Information shown –
»»
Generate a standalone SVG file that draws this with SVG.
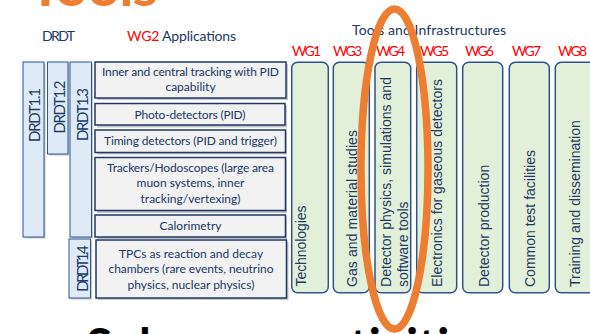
<svg xmlns="http://www.w3.org/2000/svg" width="590" height="334" viewBox="0 0 590 334">
<style>
.hd{font-family:Lato,"Liberation Sans",sans-serif;font-size:14px;fill:#203864}
.red{fill:#FF0000}
.wgl{font-family:Lato,"Liberation Sans",sans-serif;font-size:14px;fill:#FF0000}
.app{fill:#F2F2F2;stroke:#203864;stroke-width:1.5}
.sh{fill:#7F7F7F;opacity:0.45}
.bar{fill:#DEEBF7;stroke:#2F5597;stroke-width:1}
.wg{fill:#E2F0D9;stroke:#2F528F;stroke-width:1.5}
.at{font-family:Lato,"Liberation Sans",sans-serif;font-size:12px;fill:#203864;text-anchor:middle}
.bt{font-family:Lato,"Liberation Sans",sans-serif;font-size:15px;fill:#203864;text-anchor:middle}
.rt{font-family:"Liberation Sans",Arial,sans-serif;font-size:14px;fill:#1F3864}
</style>
<rect width="590" height="334" fill="#FFFFFF"/>
<text x="28" y="6" font-family="Lato,'Liberation Sans',sans-serif" font-weight="bold" font-size="58" fill="#ED7D31" textLength="130">Tools</text>
<text x="86" y="363" font-family="Lato,'Liberation Sans',sans-serif" font-weight="bold" font-size="48" fill="#000000">Subgroup activities</text>

<g id="headers">
<text class="hd" x="42" y="40.5" textLength="33">DRDT</text>
<text class="hd" x="127" y="40.5" textLength="109"><tspan class="red">WG2</tspan> Applications</text>
<text class="hd" x="352" y="35" textLength="154" font-size="13.5">Tools and Infrastructures</text>
</g>

<g id="drdt-bars">
<g id="drdt11"><rect class="sh" x="24.5" y="63.5" width="21" height="175"/><rect class="bar" x="23" y="62" width="21" height="175"/><text class="bt" transform="translate(39.5,115) rotate(-90)" textLength="54">DRDT1.1</text></g>
<g id="drdt12"><rect class="sh" x="49" y="63.5" width="20.5" height="92"/><rect class="bar" x="47.5" y="62" width="20.5" height="92"/><text class="bt" transform="translate(64.5,107) rotate(-90)" textLength="53">DRDT1.2</text></g>
<g id="drdt13"><rect class="sh" x="71.5" y="63.5" width="21.5" height="175"/><rect class="bar" x="70" y="62" width="21.5" height="175"/><text class="bt" transform="translate(88,114.5) rotate(-90)" textLength="53">DRDT1.3</text></g>
<g id="drdt14"><rect class="sh" x="70.5" y="240.5" width="21.5" height="59"/><rect class="bar" x="69" y="239" width="21.5" height="59"/><text class="bt" transform="translate(88,268.5) rotate(-90)" textLength="46.5">DRDT1.4</text></g>
</g>

<g id="applications">
<g id="app1"><rect class="sh" x="97" y="64" width="191" height="36"/><rect class="app" x="95" y="62" width="191" height="36"/><text class="at" x="190.5" y="76" textLength="177">Inner and central tracking with PID</text><text class="at" x="190.5" y="90.5">capability</text></g>
<g id="app2"><rect class="sh" x="97" y="105.5" width="190" height="22"/><rect class="app" x="95" y="103.5" width="190" height="21.5"/><text class="at" x="190" y="118.5" textLength="111">Photo-detectors (PID)</text></g>
<g id="app3"><rect class="sh" x="97" y="132" width="190" height="22.5"/><rect class="app" x="95" y="130" width="190.5" height="22.5"/><text class="at" x="190.5" y="145" textLength="173">Timing detectors (PID and trigger)</text></g>
<g id="app4"><rect class="sh" x="97" y="159.5" width="190" height="53.5"/><rect class="app" x="95" y="157.5" width="190.5" height="53"/><text class="at" x="190.5" y="171.5" textLength="167">Trackers/Hodoscopes (large area</text><text class="at" x="190.5" y="187">muon systems, inner</text><text class="at" x="190.5" y="202.5">tracking/vertexing)</text></g>
<g id="app5"><rect class="sh" x="97" y="217" width="190" height="22"/><rect class="app" x="95" y="215" width="190.5" height="22"/><text class="at" x="190.5" y="230">Calorimetry</text></g>
<g id="app6"><rect class="sh" x="98" y="242" width="190.5" height="58"/><rect class="app" x="96" y="240" width="190.5" height="58"/><text class="at" x="191" y="257.5">TPCs as reaction and decay</text><text class="at" x="191" y="273" textLength="165">chambers (rare events, neutrino</text><text class="at" x="191" y="288.5">physics, nuclear physics)</text></g>
</g>

<g id="wg-labels">
<text class="wgl" x="292" y="56" textLength="29">WG1</text>
<text class="wgl" x="333" y="56" textLength="29">WG3</text>
<text class="wgl" x="376" y="56" textLength="29">WG4</text>
<text class="wgl" x="420" y="56" textLength="29">WG5</text>
<text class="wgl" x="465" y="56" textLength="29">WG6</text>
<text class="wgl" x="512" y="56" textLength="29">WG7</text>
<text class="wgl" x="558" y="56" textLength="29">WG8</text>
</g>

<g id="tools">
<g id="wg1"><rect class="wg" x="291.7" y="62.3" width="36.6" height="230.5" rx="6"/><text class="rt" transform="translate(305.5,286.5) rotate(-90)" textLength="81">Technologies</text></g>
<g id="wg3"><rect class="wg" x="333.3" y="62.3" width="36" height="230.5" rx="6"/><text class="rt" transform="translate(357,287) rotate(-90)" textLength="157">Gas and material studies</text></g>
<g id="wg4"><rect class="wg" x="375" y="62.3" width="35.7" height="230.5" rx="6"/><text class="rt" transform="translate(390.5,287) rotate(-90)" textLength="210">Detector physics, simulations and</text><text class="rt" transform="translate(408,287) rotate(-90)" textLength="85.5">software tools</text></g>
<g id="wg5"><rect class="wg" x="416.7" y="62.3" width="40" height="230.5" rx="6"/><text class="rt" transform="translate(441.7,287) rotate(-90)" textLength="208">Electronics for gaseous detectors</text></g>
<g id="wg6"><rect class="wg" x="462.7" y="62.3" width="40" height="230.5" rx="6"/><text class="rt" transform="translate(488.5,287) rotate(-90)">Detector production</text></g>
<g id="wg7"><rect class="wg" x="509.3" y="62.3" width="40" height="230.5" rx="6"/><text class="rt" transform="translate(534.5,287) rotate(-90)">Common test facilities</text></g>
<g id="wg8"><rect class="wg" x="555.3" y="62.3" width="44" height="230.5" rx="6"/><text class="rt" transform="translate(580,287) rotate(-90)">Training and dissemination</text></g>
</g>

<g id="connectors"></g>

<ellipse id="highlight" cx="394.5" cy="169" rx="33.5" ry="160" fill="none" stroke="#ED7D31" stroke-width="7.5"/>
</svg>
««
Task to complete – Without the pictures, write out all of the material exactly.

Exercise result –
Generate a standalone SVG file that draws this with SVG.
<svg xmlns="http://www.w3.org/2000/svg" width="590" height="334" viewBox="0 0 590 334">
<style>
.hd{font-family:Lato,"Liberation Sans",sans-serif;font-size:14px;fill:#203864}
.red{fill:#FF0000}
.wgl{font-family:Lato,"Liberation Sans",sans-serif;font-size:14px;fill:#FF0000}
.app{fill:#F2F2F2;stroke:#203864;stroke-width:1.5}
.sh{fill:#7F7F7F;opacity:0.45}
.bar{fill:#DEEBF7;stroke:#2F5597;stroke-width:1}
.wg{fill:#E2F0D9;stroke:#2F528F;stroke-width:1.5}
.at{font-family:Lato,"Liberation Sans",sans-serif;font-size:12px;fill:#203864;text-anchor:middle}
.bt{font-family:Lato,"Liberation Sans",sans-serif;font-size:15px;fill:#203864;text-anchor:middle}
.rt{font-family:"Liberation Sans",Arial,sans-serif;font-size:14px;fill:#1F3864}
</style>
<rect width="590" height="334" fill="#FFFFFF"/>
<text x="28" y="6" font-family="Lato,'Liberation Sans',sans-serif" font-weight="bold" font-size="58" fill="#ED7D31" textLength="130">Tools</text>
<text x="86" y="363" font-family="Lato,'Liberation Sans',sans-serif" font-weight="bold" font-size="48" fill="#000000">Subgroup activities</text>

<g id="headers">
<text class="hd" x="42" y="40.5" textLength="33">DRDT</text>
<text class="hd" x="127" y="40.5" textLength="109"><tspan class="red">WG2</tspan> Applications</text>
<text class="hd" x="352" y="35" textLength="154" font-size="13.5">Tools and Infrastructures</text>
</g>

<g id="drdt-bars">
<g id="drdt11"><rect class="sh" x="24.5" y="63.5" width="21" height="175"/><rect class="bar" x="23" y="62" width="21" height="175"/><text class="bt" transform="translate(39.5,115) rotate(-90)" textLength="54">DRDT1.1</text></g>
<g id="drdt12"><rect class="sh" x="49" y="63.5" width="20.5" height="92"/><rect class="bar" x="47.5" y="62" width="20.5" height="92"/><text class="bt" transform="translate(64.5,107) rotate(-90)" textLength="53">DRDT1.2</text></g>
<g id="drdt13"><rect class="sh" x="71.5" y="63.5" width="21.5" height="175"/><rect class="bar" x="70" y="62" width="21.5" height="175"/><text class="bt" transform="translate(88,114.5) rotate(-90)" textLength="53">DRDT1.3</text></g>
<g id="drdt14"><rect class="sh" x="70.5" y="240.5" width="21.5" height="59"/><rect class="bar" x="69" y="239" width="21.5" height="59"/><text class="bt" transform="translate(88,268.5) rotate(-90)" textLength="46.5">DRDT1.4</text></g>
</g>

<g id="applications">
<g id="app1"><rect class="sh" x="97" y="64" width="191" height="36"/><rect class="app" x="95" y="62" width="191" height="36"/><text class="at" x="190.5" y="76" textLength="177">Inner and central tracking with PID</text><text class="at" x="190.5" y="90.5">capability</text></g>
<g id="app2"><rect class="sh" x="97" y="105.5" width="190" height="22"/><rect class="app" x="95" y="103.5" width="190" height="21.5"/><text class="at" x="190" y="118.5" textLength="111">Photo-detectors (PID)</text></g>
<g id="app3"><rect class="sh" x="97" y="132" width="190" height="22.5"/><rect class="app" x="95" y="130" width="190.5" height="22.5"/><text class="at" x="190.5" y="145" textLength="173">Timing detectors (PID and trigger)</text></g>
<g id="app4"><rect class="sh" x="97" y="159.5" width="190" height="53.5"/><rect class="app" x="95" y="157.5" width="190.5" height="53"/><text class="at" x="190.5" y="171.5" textLength="167">Trackers/Hodoscopes (large area</text><text class="at" x="190.5" y="187">muon systems, inner</text><text class="at" x="190.5" y="202.5">tracking/vertexing)</text></g>
<g id="app5"><rect class="sh" x="97" y="217" width="190" height="22"/><rect class="app" x="95" y="215" width="190.5" height="22"/><text class="at" x="190.5" y="230">Calorimetry</text></g>
<g id="app6"><rect class="sh" x="98" y="242" width="190.5" height="58"/><rect class="app" x="96" y="240" width="190.5" height="58"/><text class="at" x="191" y="257.5">TPCs as reaction and decay</text><text class="at" x="191" y="273" textLength="165">chambers (rare events, neutrino</text><text class="at" x="191" y="288.5">physics, nuclear physics)</text></g>
</g>

<g id="wg-labels">
<text class="wgl" x="292" y="56" textLength="29">WG1</text>
<text class="wgl" x="333" y="56" textLength="29">WG3</text>
<text class="wgl" x="376" y="56" textLength="29">WG4</text>
<text class="wgl" x="420" y="56" textLength="29">WG5</text>
<text class="wgl" x="465" y="56" textLength="29">WG6</text>
<text class="wgl" x="512" y="56" textLength="29">WG7</text>
<text class="wgl" x="558" y="56" textLength="29">WG8</text>
</g>

<g id="tools">
<g id="wg1"><rect class="wg" x="291.7" y="62.3" width="36.6" height="230.5" rx="6"/><text class="rt" transform="translate(305.5,286.5) rotate(-90)" textLength="81">Technologies</text></g>
<g id="wg3"><rect class="wg" x="333.3" y="62.3" width="36" height="230.5" rx="6"/><text class="rt" transform="translate(357,287) rotate(-90)" textLength="157">Gas and material studies</text></g>
<g id="wg4"><rect class="wg" x="375" y="62.3" width="35.7" height="230.5" rx="6"/><text class="rt" transform="translate(390.5,287) rotate(-90)" textLength="210">Detector physics, simulations and</text><text class="rt" transform="translate(408,287) rotate(-90)" textLength="85.5">software tools</text></g>
<g id="wg5"><rect class="wg" x="416.7" y="62.3" width="40" height="230.5" rx="6"/><text class="rt" transform="translate(441.7,287) rotate(-90)" textLength="208">Electronics for gaseous detectors</text></g>
<g id="wg6"><rect class="wg" x="462.7" y="62.3" width="40" height="230.5" rx="6"/><text class="rt" transform="translate(488.5,287) rotate(-90)">Detector production</text></g>
<g id="wg7"><rect class="wg" x="509.3" y="62.3" width="40" height="230.5" rx="6"/><text class="rt" transform="translate(534.5,287) rotate(-90)">Common test facilities</text></g>
<g id="wg8"><rect class="wg" x="555.3" y="62.3" width="44" height="230.5" rx="6"/><text class="rt" transform="translate(580,287) rotate(-90)">Training and dissemination</text></g>
</g>

<g id="connectors"></g>

<ellipse id="highlight" cx="394.5" cy="169" rx="33.5" ry="160" fill="none" stroke="#ED7D31" stroke-width="7.5"/>
</svg>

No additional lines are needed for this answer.